Racing game screen showing player in eighth place

The Story Behind Mario Kart’s Marlboro Mishap

If you grew up tearing through Rainbow Road and tossing banana peels in Mario Kart 64, you probably never imagined that your favorite racing game once flirted with cigarette advertising. But that’s exactly what happened in the early versions of the game. Hidden in plain sight among the trackside billboards was a cheeky parody of Marlboro cigarettes, rebranded as “Marioro.” The red-and-white logo looked unmistakably similar to the real-life tobacco company’s branding, and it stirred up plenty of confusion among fans who wondered whether Nintendo had actually teamed up with Big Tobacco.

Mario Kart billboards parodying real brands and ads.

While most Western players never saw these textures, they appeared in Japanese promotional and test builds of Mario Kart 64 and even in some prototype versions of Super Mario Kart years earlier. According to research compiled by The Cutting Room Floor, these trackside ads were meant as tongue-in-cheek placeholders referencing popular brands that Japanese audiences would recognize. In Japan’s advertising culture of the 1990s, parodying corporate logos in video games was fairly common, but once Nintendo prepared for global release, the tone changed entirely.


The Legal Smoke Screen

Nintendo of America had strict internal rules about what could appear in games targeted toward families. Just as they removed alcohol references from Punch-Out!! — where Vodka Drunkenski became Soda Popinski (read the full story here) — they also wanted to eliminate any suggestion of real-world tobacco or alcohol products from their flagship franchises. Legal experts within the company reportedly feared lawsuits from Philip Morris, the parent company behind Marlboro, or potential backlash from parents and watchdog groups.

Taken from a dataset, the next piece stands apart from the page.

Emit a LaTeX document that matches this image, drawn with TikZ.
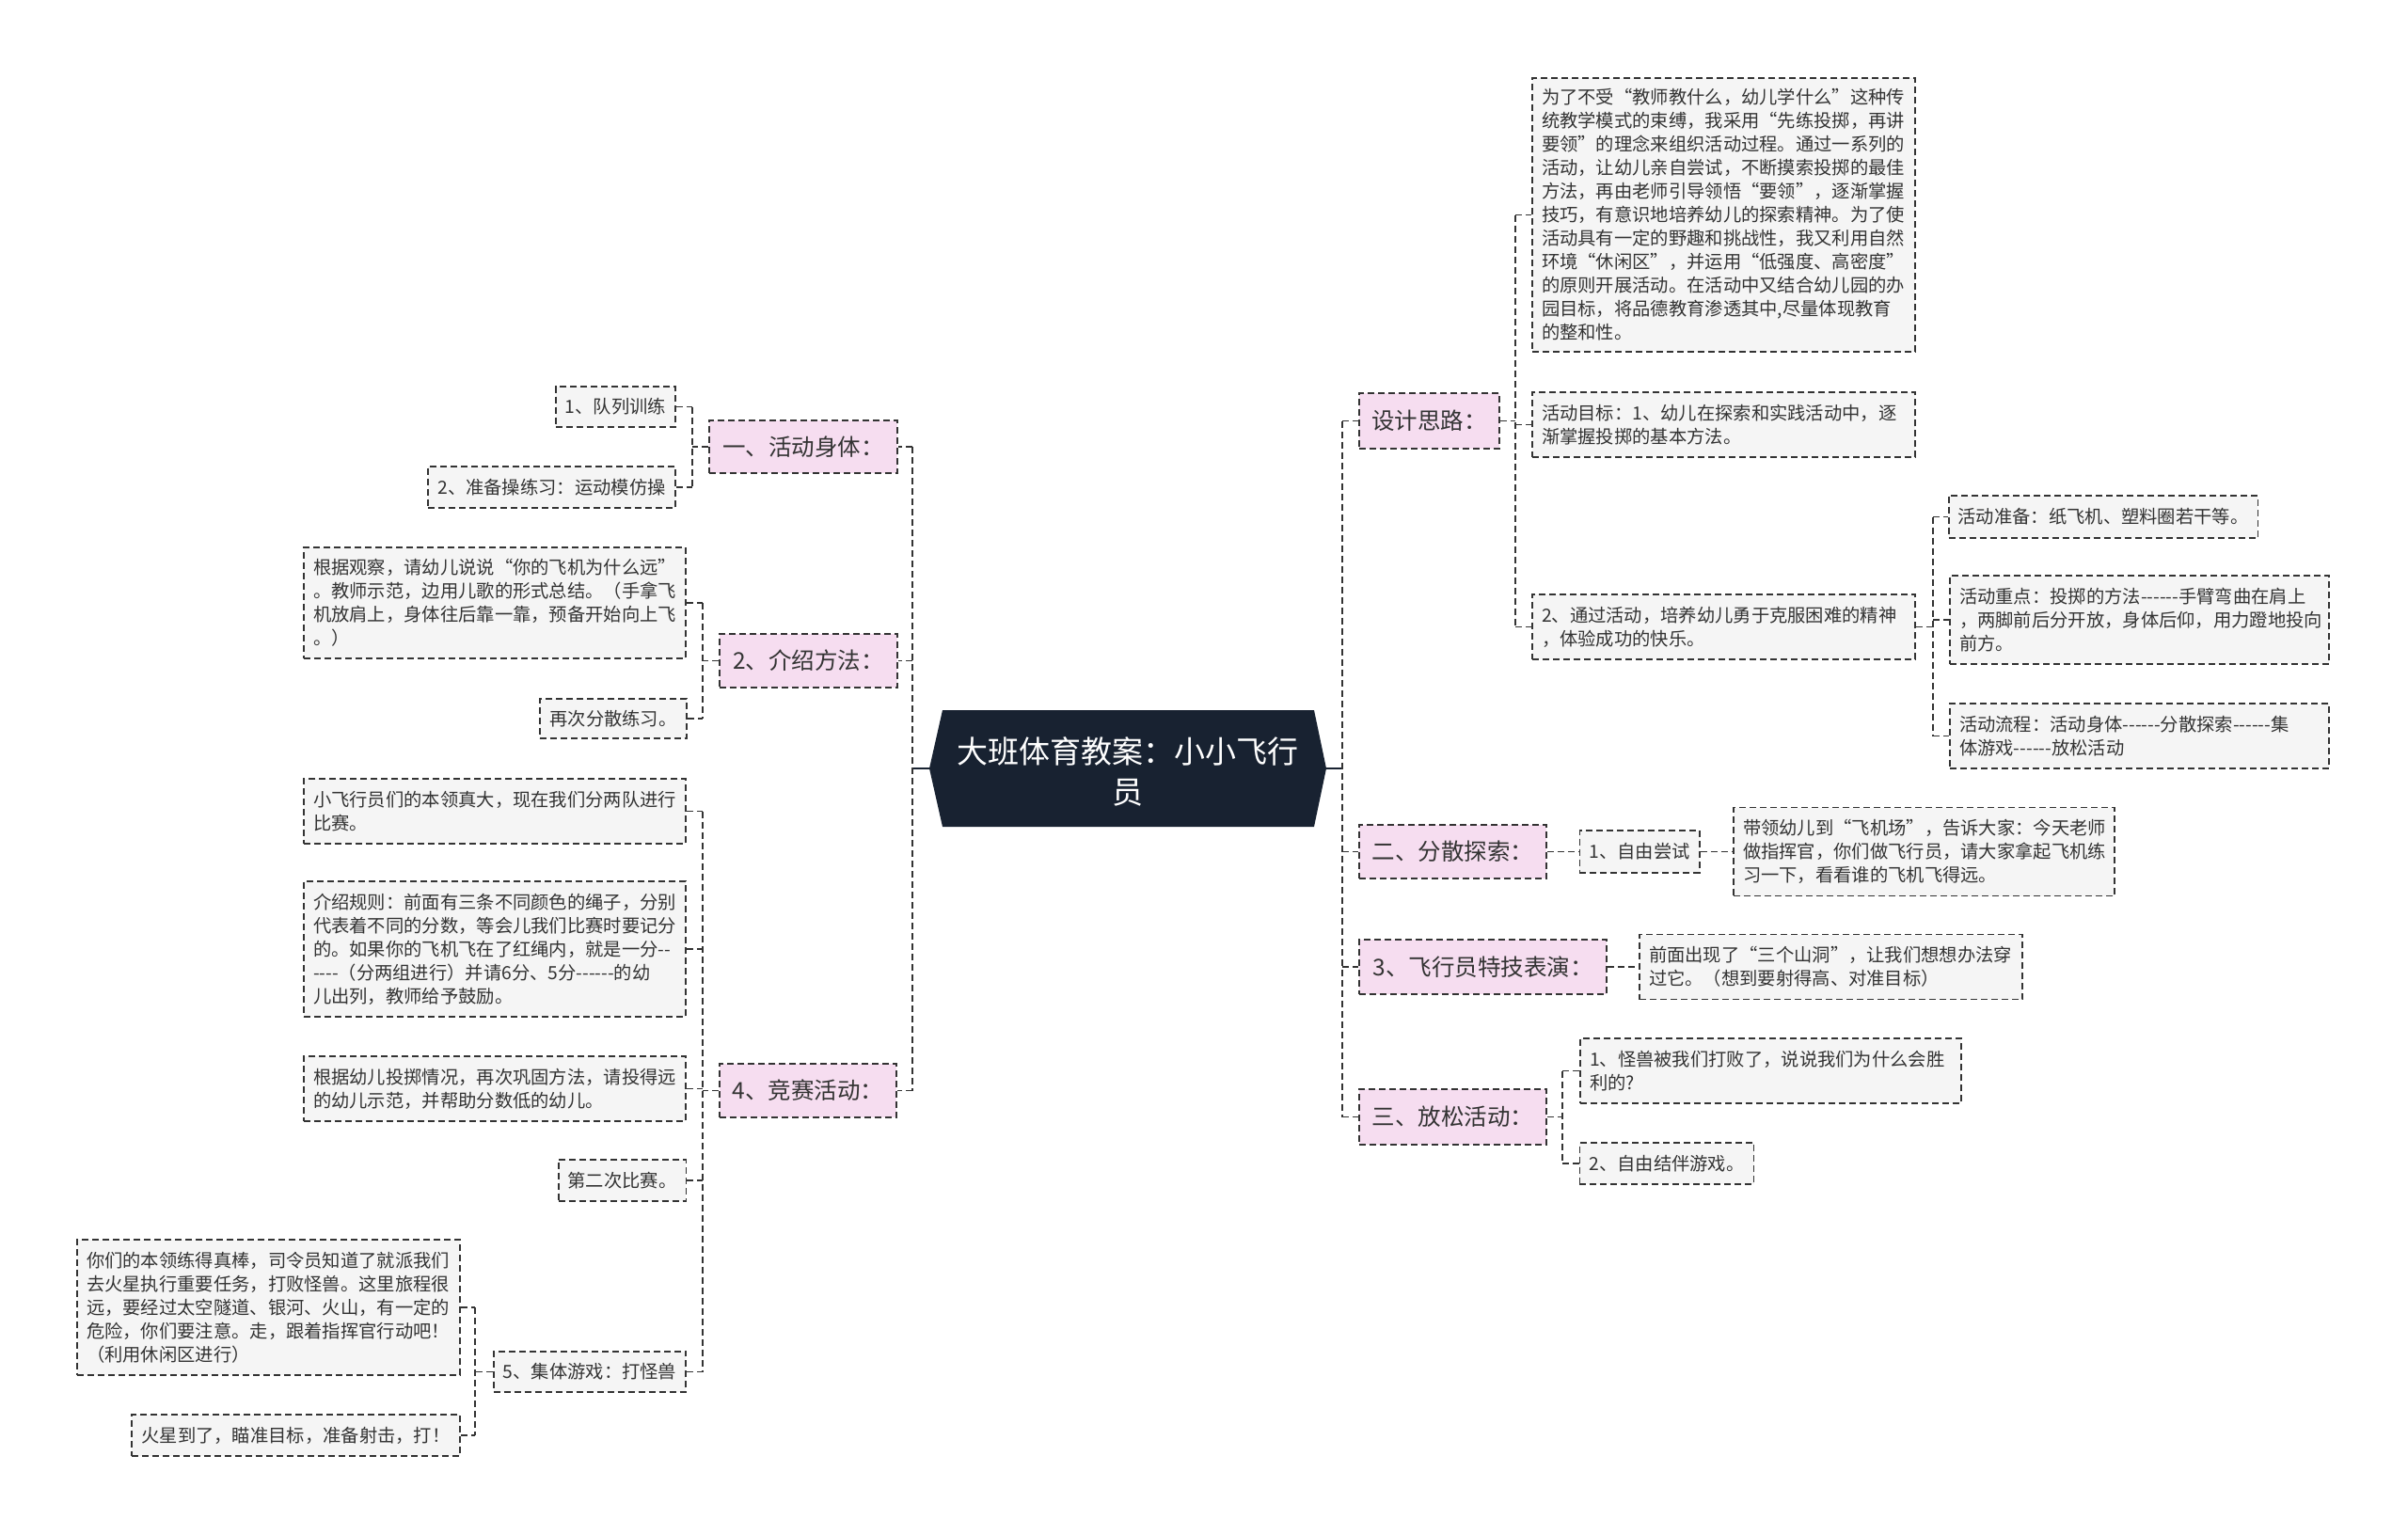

A 1997 Next Generation magazine retrospective (archived at Archive.org) noted that Mario Kart 64 underwent several rounds of texture editing before its Western release, including the complete removal of any graphics that could imply sponsorships or brand tie-ins. Nintendo wanted Mario Kart to represent the purity of family fun — not the marketing excesses of Formula 1 or NASCAR.


Parody, Branding, and the 1990s Game Scene

This was not an isolated case. The early 1990s were full of examples of Japanese developers referencing real-world products to create a sense of authenticity. Sega’s Virtua Racing had tracks inspired by real advertising billboards, Wave Race 64 featured banners that looked suspiciously like Kawasaki logos, and Konami’s Snatcher even included nods to Apple and Coca-Cola before later editions edited them out. Parody and imitation were part of gaming culture, but the line between “homage” and “infringement” grew thinner as games went global.

Nintendo’s response was simple: scrub it all clean. By the time Mario Kart 64 hit shelves internationally, all of the “Marioro” textures were replaced with Nintendo-themed or fictional logos. What was left was the same great racing experience — just without the smell of smoke in the air.


Why It Still Matters

Stories like this reveal a lot about how Nintendo balanced creativity and caution in its early years of 3D gaming. The company’s global expansion forced it to become not only a creator of fun but also a guardian of its family-friendly image. What once might have been seen as a harmless in-joke could quickly become a public relations nightmare when released internationally.

The “Marioro” billboard remains one of the most fascinating curiosities from the Mario Kart archives, a relic of an era when developers experimented more freely and legal departments slept less soundly. It reminds us that behind every track, texture, and Easter egg, there’s a story of risk, restraint, and cultural translation.